Problem requirements: Copy out each line containing "that" from the entries below.

Listed entries:
**********
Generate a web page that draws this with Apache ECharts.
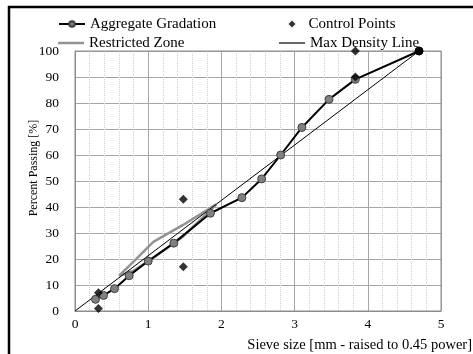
**********
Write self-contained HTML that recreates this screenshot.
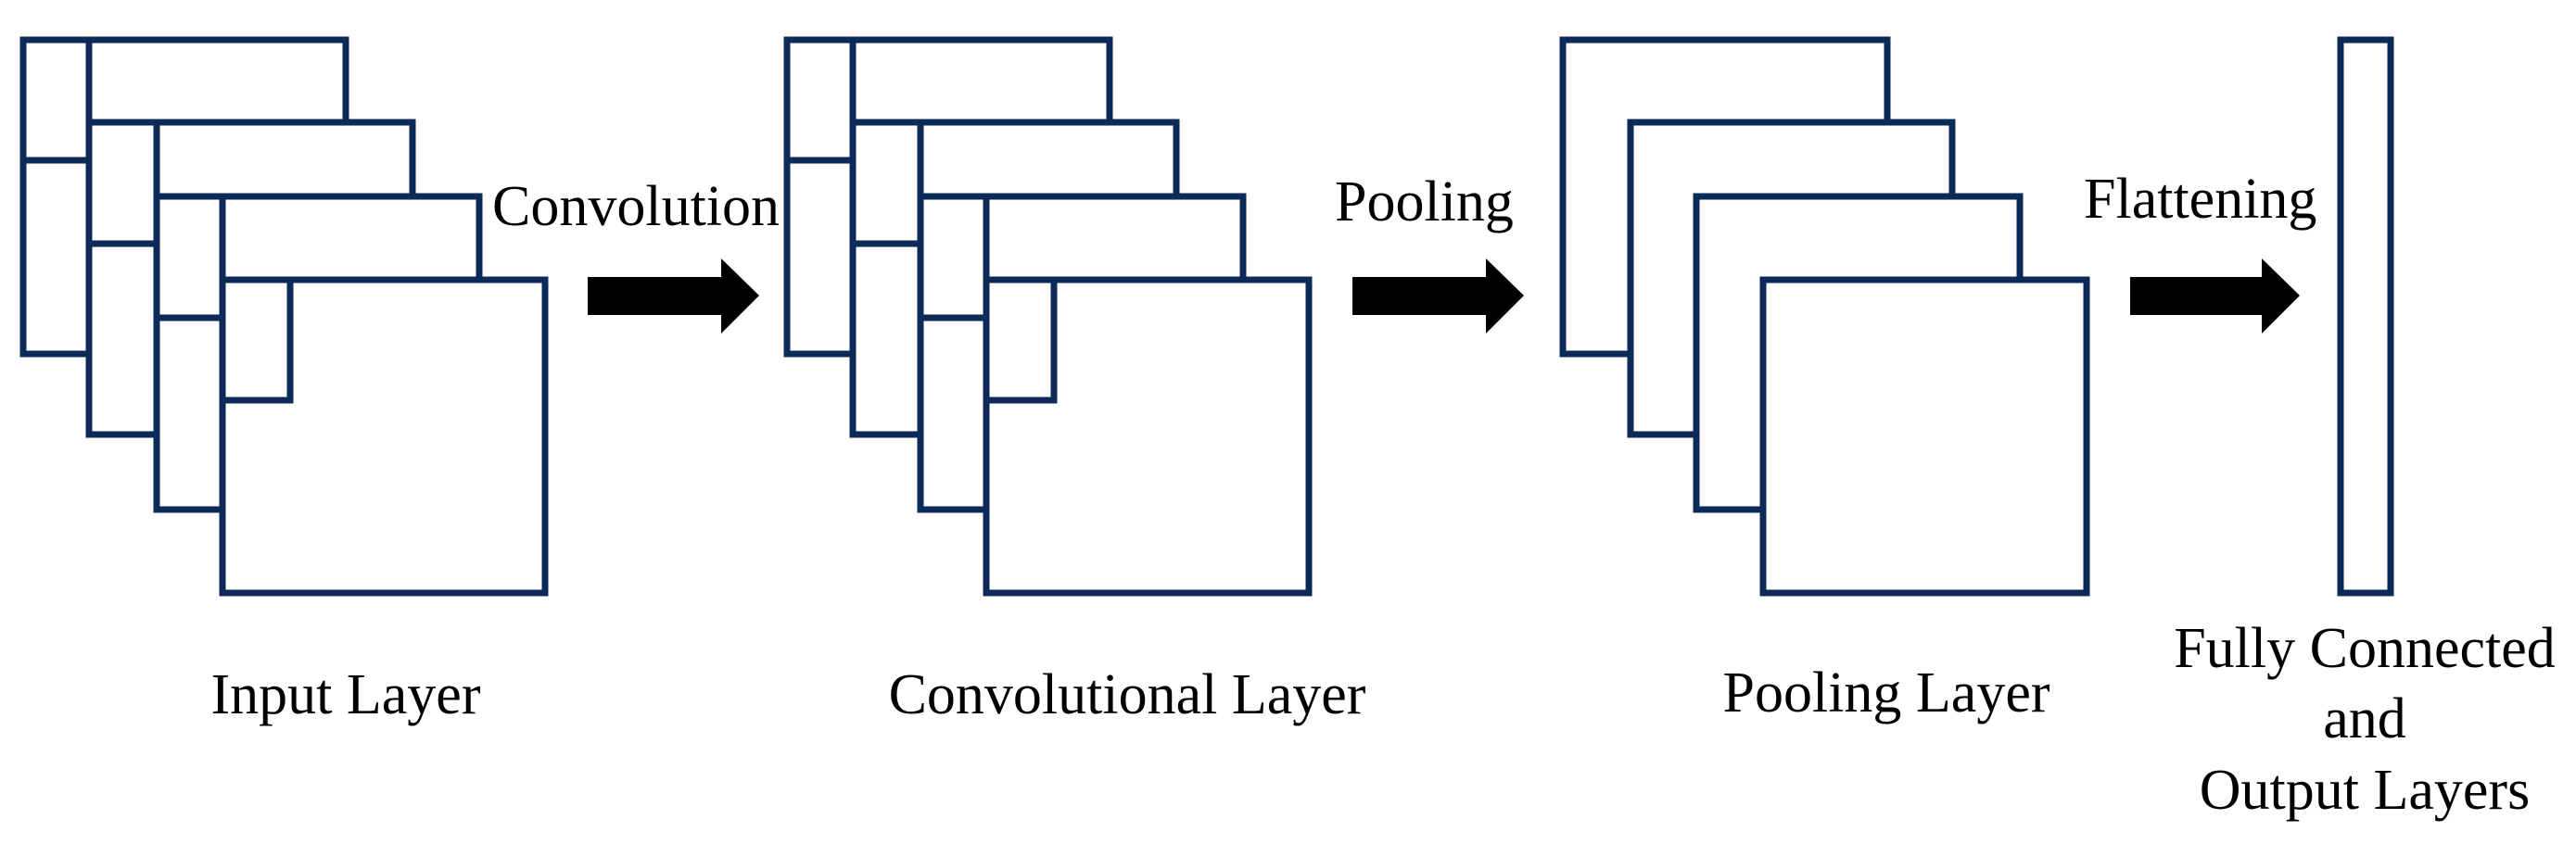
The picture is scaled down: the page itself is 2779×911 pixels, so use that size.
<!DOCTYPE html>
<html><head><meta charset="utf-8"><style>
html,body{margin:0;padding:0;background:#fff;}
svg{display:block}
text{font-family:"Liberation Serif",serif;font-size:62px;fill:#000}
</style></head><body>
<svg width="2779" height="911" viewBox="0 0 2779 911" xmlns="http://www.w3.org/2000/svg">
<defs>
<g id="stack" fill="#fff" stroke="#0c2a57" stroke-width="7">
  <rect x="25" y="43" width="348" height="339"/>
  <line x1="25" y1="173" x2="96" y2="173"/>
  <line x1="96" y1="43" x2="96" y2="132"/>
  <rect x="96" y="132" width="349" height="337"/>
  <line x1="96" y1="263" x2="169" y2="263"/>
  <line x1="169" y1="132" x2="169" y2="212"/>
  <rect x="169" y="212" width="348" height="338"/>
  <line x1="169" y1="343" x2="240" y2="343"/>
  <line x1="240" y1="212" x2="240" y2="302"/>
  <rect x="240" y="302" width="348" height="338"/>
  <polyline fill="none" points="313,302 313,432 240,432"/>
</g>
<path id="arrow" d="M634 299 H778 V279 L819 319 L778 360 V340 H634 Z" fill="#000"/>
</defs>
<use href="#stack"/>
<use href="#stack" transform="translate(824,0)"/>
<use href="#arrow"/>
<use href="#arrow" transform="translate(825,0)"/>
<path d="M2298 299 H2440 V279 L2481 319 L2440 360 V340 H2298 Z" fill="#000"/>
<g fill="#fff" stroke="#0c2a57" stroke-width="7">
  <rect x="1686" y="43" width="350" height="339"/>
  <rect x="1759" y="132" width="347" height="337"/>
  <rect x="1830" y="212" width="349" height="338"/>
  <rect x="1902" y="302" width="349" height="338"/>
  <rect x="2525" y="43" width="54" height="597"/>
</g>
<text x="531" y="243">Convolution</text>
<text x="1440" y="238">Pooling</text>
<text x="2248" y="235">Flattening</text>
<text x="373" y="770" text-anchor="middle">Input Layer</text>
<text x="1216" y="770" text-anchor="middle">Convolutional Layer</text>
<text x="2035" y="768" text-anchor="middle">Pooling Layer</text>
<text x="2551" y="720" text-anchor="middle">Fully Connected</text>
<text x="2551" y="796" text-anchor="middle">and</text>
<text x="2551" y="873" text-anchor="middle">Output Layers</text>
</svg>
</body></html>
**********
Worked solution:
Generate a web page that draws this with Apache ECharts.
Write self-contained HTML that recreates this screenshot.
The picture is scaled down: the page itself is 2779×911 pixels, so use that size.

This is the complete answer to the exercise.